The long-time professor, engineer, co-founder of the Peace Corps and student favorite passed away Jan. 11 due to an illness contracted from a recent trip to Indonesia, ironically as the CSU campus was left empty because of break.
“CSU students loved him, and I was one of those students at one time,” said long time friend, colleague and former student Neil Grigg.
Grigg recalled the vast variety of students whom Albertson taught at CSU from 1947 to 2001, including World War II veterans and students from other countries.
“. I personally witnessed how students from other countries just loved working with him,” said Grigg. “I think he was an inspiration to those students.”
In his 54 years at the university, Albertson helped develop the department in which he taught engineering; helped to establish the university’s research, graduate and international programs; and helped develop CSU’s International Institute for Sustainable Development.

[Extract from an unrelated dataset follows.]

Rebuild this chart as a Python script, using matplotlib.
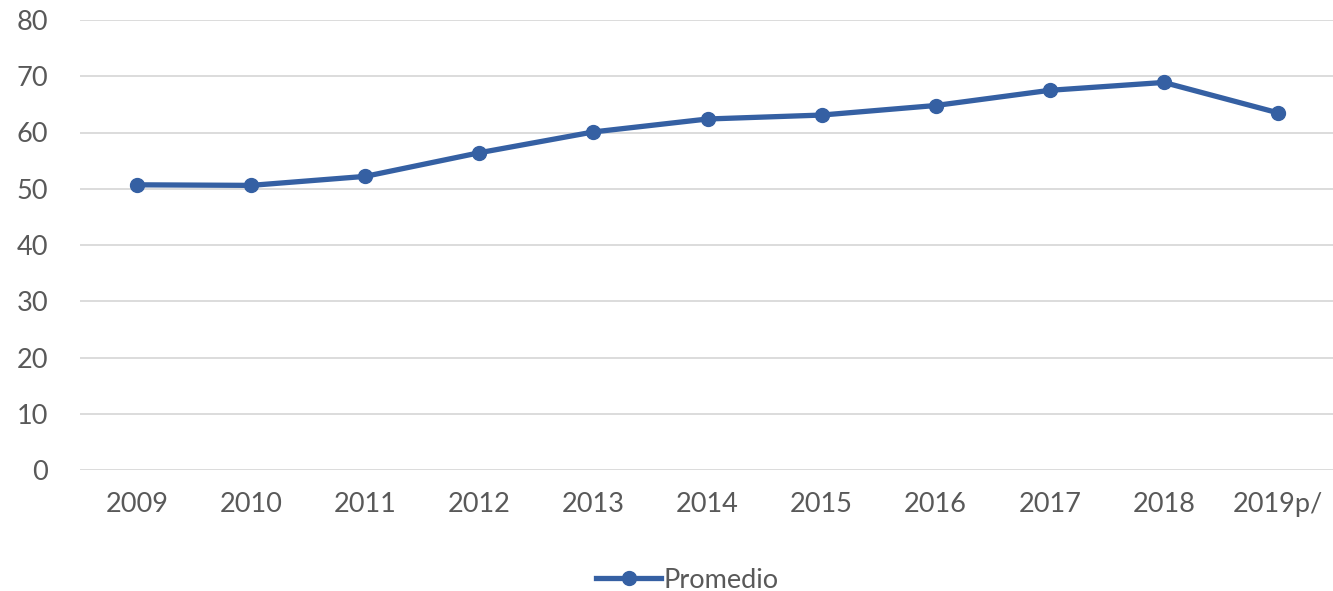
import matplotlib.pyplot as plt

years = ['2009', '2010', '2011', '2012', '2013', '2014', '2015', '2016', '2017', '2018', '2019p/']
promedio = [50.7, 50.6, 52.2, 56.4, 60.1, 62.4, 63.1, 64.8, 67.5, 68.9, 63.5]

plt.rcParams['font.family'] = ['Lato', 'DejaVu Sans']

fig = plt.figure(figsize=(13.33, 5.91), dpi=100)
ax = fig.add_axes([80 / 1333, 1 - 470 / 591, 1255 / 1333, 450 / 591])

x = range(len(years))
ax.plot(x, promedio, color='#3560a3', linewidth=3.8, marker='o', markersize=10,
        label='Promedio', zorder=3, clip_on=False)

ax.set_xlim(-0.5, len(years) - 0.5)
ax.set_ylim(0, 80)
ax.set_yticks(range(0, 81, 10))
ax.set_xticks(list(x))
ax.set_xticklabels(years)

ax.grid(axis='y', color='#d9d9d9', linewidth=1.3, zorder=0)
ax.set_axisbelow(True)
for s in ax.spines.values():
    s.set_visible(False)
ax.tick_params(axis='both', length=0, labelsize=19.5, colors='#595959')
ax.tick_params(axis='y', pad=23)
ax.tick_params(axis='x', pad=16)

leg = ax.legend(loc='center', bbox_to_anchor=(0.484, -0.245), frameon=False,
                fontsize=19.5, handlelength=2.4, handletextpad=0.1)
for t in leg.get_texts():
    t.set_color('#595959')

fig.savefig('out.png', dpi=100)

“He was one of those individuals who really helped establish the college of engineering as a strong research college,” said Dean of Engineering Sandra Woods.
Albertson worked throughout his life to help the less fortunate, including founding the Asian Institute of Technology in Bangkok and serving as a consultant to World Bank and the United Nations Development Program, among other prominent international organizations.
But perhaps Albertson’s biggest contribution was co-founding, along with two CSU colleagues, the Peace Corps for President Kennedy in 1961.
“The thing that really got his heart was global poverty, and he had been to other countries and he had witnessed this grinding poverty and hunger and disease and discrimination and all these different things which caused or resulted from poverty,” Grigg said.
His work with the Peace Corps paved the way for more than 190,000 volunteers serving in 139 developing countries, including more than 1,400 CSU students.
In 2008 CSU had 57 students volunteer, ranking CSU as 12th among universities across the nation.
Senior recreation and tourism major Steven Easterby hopes to join them when he graduates in May.
“I wanted to apply to the Peace Corps because I wanted to get real experience in international development and make a real difference in some village or peoples’ lives,” Easterby said. “I feel proud that the Peace Corps was started here, and I hope that helps my chance of getting in.”